Entries with chart source code
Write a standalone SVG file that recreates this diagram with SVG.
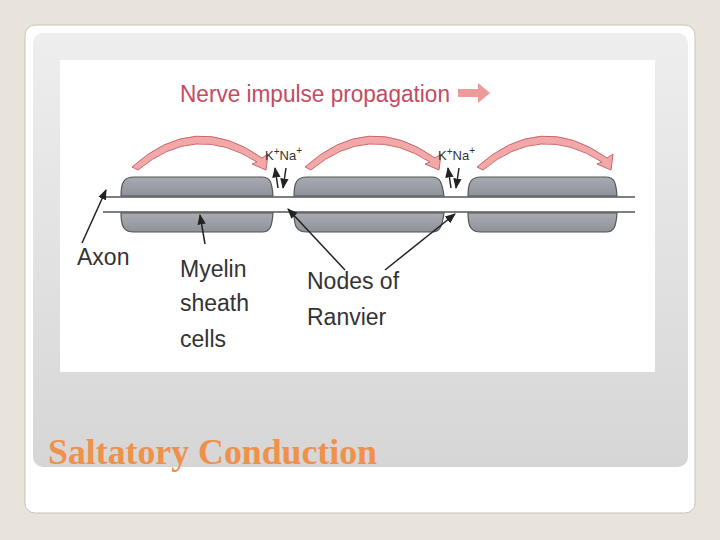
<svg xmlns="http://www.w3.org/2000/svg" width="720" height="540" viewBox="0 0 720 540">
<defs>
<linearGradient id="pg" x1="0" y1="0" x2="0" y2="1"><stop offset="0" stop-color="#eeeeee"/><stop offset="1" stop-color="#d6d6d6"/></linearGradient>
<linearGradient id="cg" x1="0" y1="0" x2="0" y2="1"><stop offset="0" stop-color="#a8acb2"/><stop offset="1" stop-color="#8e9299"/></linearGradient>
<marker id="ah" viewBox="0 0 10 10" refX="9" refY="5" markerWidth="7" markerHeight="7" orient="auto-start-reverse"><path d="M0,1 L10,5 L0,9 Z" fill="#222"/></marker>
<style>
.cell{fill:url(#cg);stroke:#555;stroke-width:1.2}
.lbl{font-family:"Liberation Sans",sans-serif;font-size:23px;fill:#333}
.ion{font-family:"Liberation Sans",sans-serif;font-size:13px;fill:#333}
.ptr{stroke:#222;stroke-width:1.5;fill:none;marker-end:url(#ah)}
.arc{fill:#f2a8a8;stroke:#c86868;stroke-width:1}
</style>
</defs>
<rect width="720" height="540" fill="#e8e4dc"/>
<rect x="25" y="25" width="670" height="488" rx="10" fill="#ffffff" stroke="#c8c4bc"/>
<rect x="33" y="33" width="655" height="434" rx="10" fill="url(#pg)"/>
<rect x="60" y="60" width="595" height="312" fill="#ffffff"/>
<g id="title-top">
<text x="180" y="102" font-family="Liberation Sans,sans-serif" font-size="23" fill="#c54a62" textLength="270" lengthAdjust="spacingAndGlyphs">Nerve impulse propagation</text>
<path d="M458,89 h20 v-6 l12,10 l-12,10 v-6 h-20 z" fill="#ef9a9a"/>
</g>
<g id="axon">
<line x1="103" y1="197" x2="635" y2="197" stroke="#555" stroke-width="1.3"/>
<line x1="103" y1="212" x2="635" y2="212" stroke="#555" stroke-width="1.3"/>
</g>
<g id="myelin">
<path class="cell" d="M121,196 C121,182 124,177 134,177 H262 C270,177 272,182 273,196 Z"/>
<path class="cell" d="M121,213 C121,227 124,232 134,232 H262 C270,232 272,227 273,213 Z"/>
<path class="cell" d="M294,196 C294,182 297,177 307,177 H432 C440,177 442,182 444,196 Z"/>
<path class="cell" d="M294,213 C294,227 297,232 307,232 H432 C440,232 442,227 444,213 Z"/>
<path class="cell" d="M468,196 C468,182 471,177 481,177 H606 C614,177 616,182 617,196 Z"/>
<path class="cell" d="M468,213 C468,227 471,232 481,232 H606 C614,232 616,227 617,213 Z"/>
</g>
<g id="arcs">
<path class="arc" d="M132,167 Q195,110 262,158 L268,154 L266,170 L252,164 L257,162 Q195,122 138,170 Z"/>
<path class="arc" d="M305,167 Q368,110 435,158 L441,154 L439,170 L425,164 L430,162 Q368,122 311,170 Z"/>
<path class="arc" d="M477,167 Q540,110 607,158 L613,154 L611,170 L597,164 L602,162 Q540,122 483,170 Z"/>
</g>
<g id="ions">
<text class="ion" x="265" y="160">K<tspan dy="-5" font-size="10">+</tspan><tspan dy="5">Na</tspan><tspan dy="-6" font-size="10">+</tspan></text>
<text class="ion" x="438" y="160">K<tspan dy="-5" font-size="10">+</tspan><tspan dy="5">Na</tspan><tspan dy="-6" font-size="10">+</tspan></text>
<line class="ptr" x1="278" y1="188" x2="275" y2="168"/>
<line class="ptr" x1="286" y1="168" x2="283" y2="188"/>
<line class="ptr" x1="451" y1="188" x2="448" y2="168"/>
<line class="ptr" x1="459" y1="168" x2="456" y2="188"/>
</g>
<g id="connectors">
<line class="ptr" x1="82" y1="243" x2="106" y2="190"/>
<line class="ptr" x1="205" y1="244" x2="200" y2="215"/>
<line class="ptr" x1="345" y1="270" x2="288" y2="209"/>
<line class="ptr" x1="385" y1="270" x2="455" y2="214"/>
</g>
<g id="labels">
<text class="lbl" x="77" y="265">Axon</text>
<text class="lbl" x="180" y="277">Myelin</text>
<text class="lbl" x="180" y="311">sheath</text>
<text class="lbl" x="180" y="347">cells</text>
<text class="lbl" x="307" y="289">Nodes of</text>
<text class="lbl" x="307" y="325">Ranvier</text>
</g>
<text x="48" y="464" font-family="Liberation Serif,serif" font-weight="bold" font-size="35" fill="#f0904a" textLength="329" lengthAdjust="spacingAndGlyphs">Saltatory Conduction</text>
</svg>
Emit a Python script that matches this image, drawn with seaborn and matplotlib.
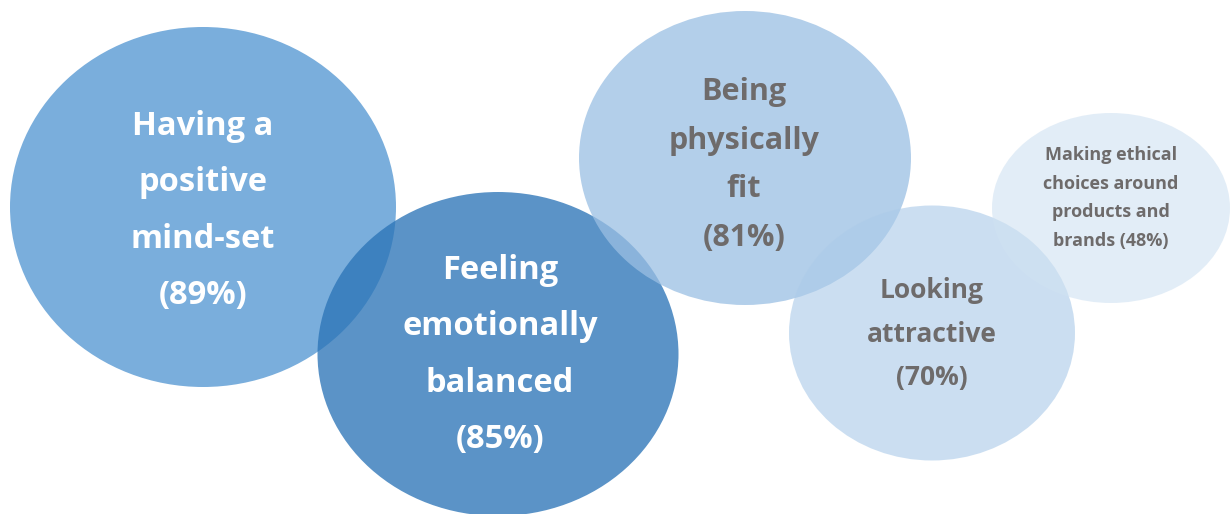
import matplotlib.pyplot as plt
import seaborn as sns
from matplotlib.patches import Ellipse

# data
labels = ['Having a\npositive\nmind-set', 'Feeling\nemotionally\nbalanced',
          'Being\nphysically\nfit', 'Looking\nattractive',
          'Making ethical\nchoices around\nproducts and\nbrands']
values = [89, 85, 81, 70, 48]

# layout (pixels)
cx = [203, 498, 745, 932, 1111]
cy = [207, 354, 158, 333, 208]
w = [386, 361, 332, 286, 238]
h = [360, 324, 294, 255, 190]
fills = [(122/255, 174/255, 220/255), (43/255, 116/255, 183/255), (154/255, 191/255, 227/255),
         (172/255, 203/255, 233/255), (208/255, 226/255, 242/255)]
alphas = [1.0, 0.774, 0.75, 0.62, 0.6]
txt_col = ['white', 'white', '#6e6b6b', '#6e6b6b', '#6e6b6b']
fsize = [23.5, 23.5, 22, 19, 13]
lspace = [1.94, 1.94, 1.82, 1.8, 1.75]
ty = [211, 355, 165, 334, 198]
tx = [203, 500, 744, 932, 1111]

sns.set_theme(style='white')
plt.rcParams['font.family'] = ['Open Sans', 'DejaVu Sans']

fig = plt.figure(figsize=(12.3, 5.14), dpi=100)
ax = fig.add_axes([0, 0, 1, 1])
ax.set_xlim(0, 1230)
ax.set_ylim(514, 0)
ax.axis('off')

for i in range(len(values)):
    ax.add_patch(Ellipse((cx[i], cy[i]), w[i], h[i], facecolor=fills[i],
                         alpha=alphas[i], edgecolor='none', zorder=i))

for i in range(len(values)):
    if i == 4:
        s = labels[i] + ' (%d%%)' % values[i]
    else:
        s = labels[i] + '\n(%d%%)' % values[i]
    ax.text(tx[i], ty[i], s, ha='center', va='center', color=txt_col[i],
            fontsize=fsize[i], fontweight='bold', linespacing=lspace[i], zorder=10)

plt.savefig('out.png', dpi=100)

WHAT TO WORK ON
Pictures are to be left out; repeat all the remaining data exactly.

THE SOLUTION
Write a standalone SVG file that recreates this diagram with SVG.
<svg xmlns="http://www.w3.org/2000/svg" width="720" height="540" viewBox="0 0 720 540">
<defs>
<linearGradient id="pg" x1="0" y1="0" x2="0" y2="1"><stop offset="0" stop-color="#eeeeee"/><stop offset="1" stop-color="#d6d6d6"/></linearGradient>
<linearGradient id="cg" x1="0" y1="0" x2="0" y2="1"><stop offset="0" stop-color="#a8acb2"/><stop offset="1" stop-color="#8e9299"/></linearGradient>
<marker id="ah" viewBox="0 0 10 10" refX="9" refY="5" markerWidth="7" markerHeight="7" orient="auto-start-reverse"><path d="M0,1 L10,5 L0,9 Z" fill="#222"/></marker>
<style>
.cell{fill:url(#cg);stroke:#555;stroke-width:1.2}
.lbl{font-family:"Liberation Sans",sans-serif;font-size:23px;fill:#333}
.ion{font-family:"Liberation Sans",sans-serif;font-size:13px;fill:#333}
.ptr{stroke:#222;stroke-width:1.5;fill:none;marker-end:url(#ah)}
.arc{fill:#f2a8a8;stroke:#c86868;stroke-width:1}
</style>
</defs>
<rect width="720" height="540" fill="#e8e4dc"/>
<rect x="25" y="25" width="670" height="488" rx="10" fill="#ffffff" stroke="#c8c4bc"/>
<rect x="33" y="33" width="655" height="434" rx="10" fill="url(#pg)"/>
<rect x="60" y="60" width="595" height="312" fill="#ffffff"/>
<g id="title-top">
<text x="180" y="102" font-family="Liberation Sans,sans-serif" font-size="23" fill="#c54a62" textLength="270" lengthAdjust="spacingAndGlyphs">Nerve impulse propagation</text>
<path d="M458,89 h20 v-6 l12,10 l-12,10 v-6 h-20 z" fill="#ef9a9a"/>
</g>
<g id="axon">
<line x1="103" y1="197" x2="635" y2="197" stroke="#555" stroke-width="1.3"/>
<line x1="103" y1="212" x2="635" y2="212" stroke="#555" stroke-width="1.3"/>
</g>
<g id="myelin">
<path class="cell" d="M121,196 C121,182 124,177 134,177 H262 C270,177 272,182 273,196 Z"/>
<path class="cell" d="M121,213 C121,227 124,232 134,232 H262 C270,232 272,227 273,213 Z"/>
<path class="cell" d="M294,196 C294,182 297,177 307,177 H432 C440,177 442,182 444,196 Z"/>
<path class="cell" d="M294,213 C294,227 297,232 307,232 H432 C440,232 442,227 444,213 Z"/>
<path class="cell" d="M468,196 C468,182 471,177 481,177 H606 C614,177 616,182 617,196 Z"/>
<path class="cell" d="M468,213 C468,227 471,232 481,232 H606 C614,232 616,227 617,213 Z"/>
</g>
<g id="arcs">
<path class="arc" d="M132,167 Q195,110 262,158 L268,154 L266,170 L252,164 L257,162 Q195,122 138,170 Z"/>
<path class="arc" d="M305,167 Q368,110 435,158 L441,154 L439,170 L425,164 L430,162 Q368,122 311,170 Z"/>
<path class="arc" d="M477,167 Q540,110 607,158 L613,154 L611,170 L597,164 L602,162 Q540,122 483,170 Z"/>
</g>
<g id="ions">
<text class="ion" x="265" y="160">K<tspan dy="-5" font-size="10">+</tspan><tspan dy="5">Na</tspan><tspan dy="-6" font-size="10">+</tspan></text>
<text class="ion" x="438" y="160">K<tspan dy="-5" font-size="10">+</tspan><tspan dy="5">Na</tspan><tspan dy="-6" font-size="10">+</tspan></text>
<line class="ptr" x1="278" y1="188" x2="275" y2="168"/>
<line class="ptr" x1="286" y1="168" x2="283" y2="188"/>
<line class="ptr" x1="451" y1="188" x2="448" y2="168"/>
<line class="ptr" x1="459" y1="168" x2="456" y2="188"/>
</g>
<g id="connectors">
<line class="ptr" x1="82" y1="243" x2="106" y2="190"/>
<line class="ptr" x1="205" y1="244" x2="200" y2="215"/>
<line class="ptr" x1="345" y1="270" x2="288" y2="209"/>
<line class="ptr" x1="385" y1="270" x2="455" y2="214"/>
</g>
<g id="labels">
<text class="lbl" x="77" y="265">Axon</text>
<text class="lbl" x="180" y="277">Myelin</text>
<text class="lbl" x="180" y="311">sheath</text>
<text class="lbl" x="180" y="347">cells</text>
<text class="lbl" x="307" y="289">Nodes of</text>
<text class="lbl" x="307" y="325">Ranvier</text>
</g>
<text x="48" y="464" font-family="Liberation Serif,serif" font-weight="bold" font-size="35" fill="#f0904a" textLength="329" lengthAdjust="spacingAndGlyphs">Saltatory Conduction</text>
</svg>
Emit a Python script that matches this image, drawn with seaborn and matplotlib.
import matplotlib.pyplot as plt
import seaborn as sns
from matplotlib.patches import Ellipse

# data
labels = ['Having a\npositive\nmind-set', 'Feeling\nemotionally\nbalanced',
          'Being\nphysically\nfit', 'Looking\nattractive',
          'Making ethical\nchoices around\nproducts and\nbrands']
values = [89, 85, 81, 70, 48]

# layout (pixels)
cx = [203, 498, 745, 932, 1111]
cy = [207, 354, 158, 333, 208]
w = [386, 361, 332, 286, 238]
h = [360, 324, 294, 255, 190]
fills = [(122/255, 174/255, 220/255), (43/255, 116/255, 183/255), (154/255, 191/255, 227/255),
         (172/255, 203/255, 233/255), (208/255, 226/255, 242/255)]
alphas = [1.0, 0.774, 0.75, 0.62, 0.6]
txt_col = ['white', 'white', '#6e6b6b', '#6e6b6b', '#6e6b6b']
fsize = [23.5, 23.5, 22, 19, 13]
lspace = [1.94, 1.94, 1.82, 1.8, 1.75]
ty = [211, 355, 165, 334, 198]
tx = [203, 500, 744, 932, 1111]

sns.set_theme(style='white')
plt.rcParams['font.family'] = ['Open Sans', 'DejaVu Sans']

fig = plt.figure(figsize=(12.3, 5.14), dpi=100)
ax = fig.add_axes([0, 0, 1, 1])
ax.set_xlim(0, 1230)
ax.set_ylim(514, 0)
ax.axis('off')

for i in range(len(values)):
    ax.add_patch(Ellipse((cx[i], cy[i]), w[i], h[i], facecolor=fills[i],
                         alpha=alphas[i], edgecolor='none', zorder=i))

for i in range(len(values)):
    if i == 4:
        s = labels[i] + ' (%d%%)' % values[i]
    else:
        s = labels[i] + '\n(%d%%)' % values[i]
    ax.text(tx[i], ty[i], s, ha='center', va='center', color=txt_col[i],
            fontsize=fsize[i], fontweight='bold', linespacing=lspace[i], zorder=10)

plt.savefig('out.png', dpi=100)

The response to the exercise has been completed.